If you are newer to shorts, schedule dedicated review time after each short campaign the same way you would after a long. The habit prevents “one-off” shorts from escaping the same quality bar you apply elsewhere.

Observe on XT

Open Futures and a liquid perpetual (e.g. BTC/USDT). On the order entry panel, identify Open long and Open short (or equivalent buy/sell for opening).

Open the Positions tab (or bottom panel) when flat: note that it is empty or zero.
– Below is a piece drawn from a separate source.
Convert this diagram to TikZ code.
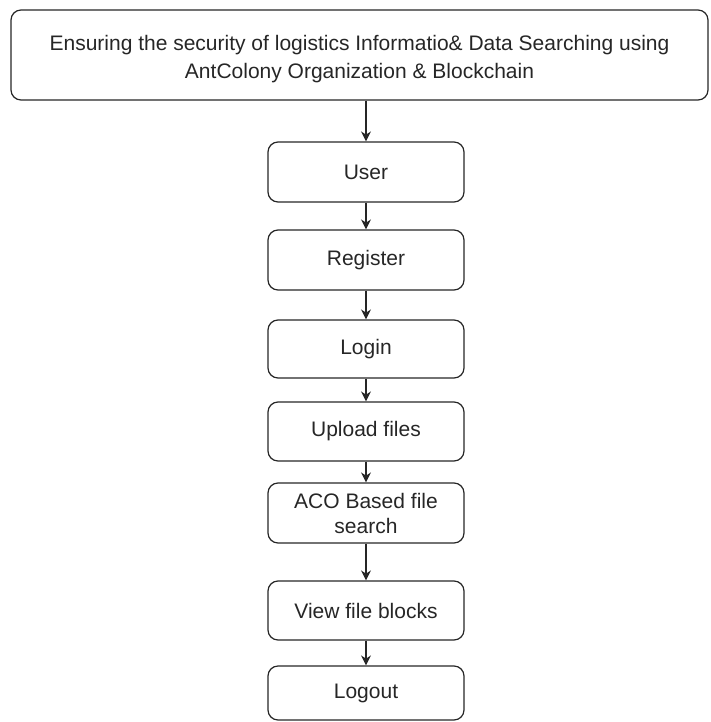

Open Order book: green bids below, red asks above (typical coloring)—this is liquidity, not a prediction.

If available, open Position history or Trade history to see how realized PnL is recorded separately from fees and funding.

Review fee tier for maker/taker on futures; short and long pay the same fee schedule by side—edge comes from execution, not from the label.

Practice

  1. Fund your futures wallet with a small amount you can afford to lose, or use demo if XT provides it.
  2. Choose low leverage (e.g. 2x–3x) and a minimum order size above the contract minimum.
  3. Place a limit order slightly from market on the long side so it may fill gently, or use a small market order if you accept slippage—goal is learning, not optimization.
  4. After fill, locate entry price, size, unrealized PnL, and liquidation price in the positions panel.
  5. Close the position with a market or tight limit (or Flash close if offered); confirm realized PnL and fees.
  6. Optional second session: repeat with a tiny short using the same risk cap; journal one sentence on how PnL moved when price ticked up vs down.

Checkpoint

Q1: In a perpetual futures position, a short position profits when:

  • A) The price of the underlying rises
  • B) The price of the underlying falls
  • C) Funding is always zero
  • D) Time passes regardless of price
Correct: B. Shorts gain as mark price declines, before fees and funding.

Q2: To fully close an open long perpetual position, you generally:

  • A) Buy more of the same contract without closing
  • B) Sell the same contract size to flatten (possibly via reduce-only)
  • C) Transfer spot Bitcoin to the futures wallet only
  • D) Wait until funding stops forever
Correct: B. Closing a long is offsetting with a sale of equal size (subject to UI workflow).

Q3: Compared with simply holding spot, using futures to go short on the same asset:

  • A) Is impossible on all exchanges
  • B) Allows downside exposure with margin and liquidation risk rather than borrowing spot
  • C) Removes all risk
  • D) Guarantees funding income
Correct: B. Short futures express bearish views with derivatives mechanics, including margin.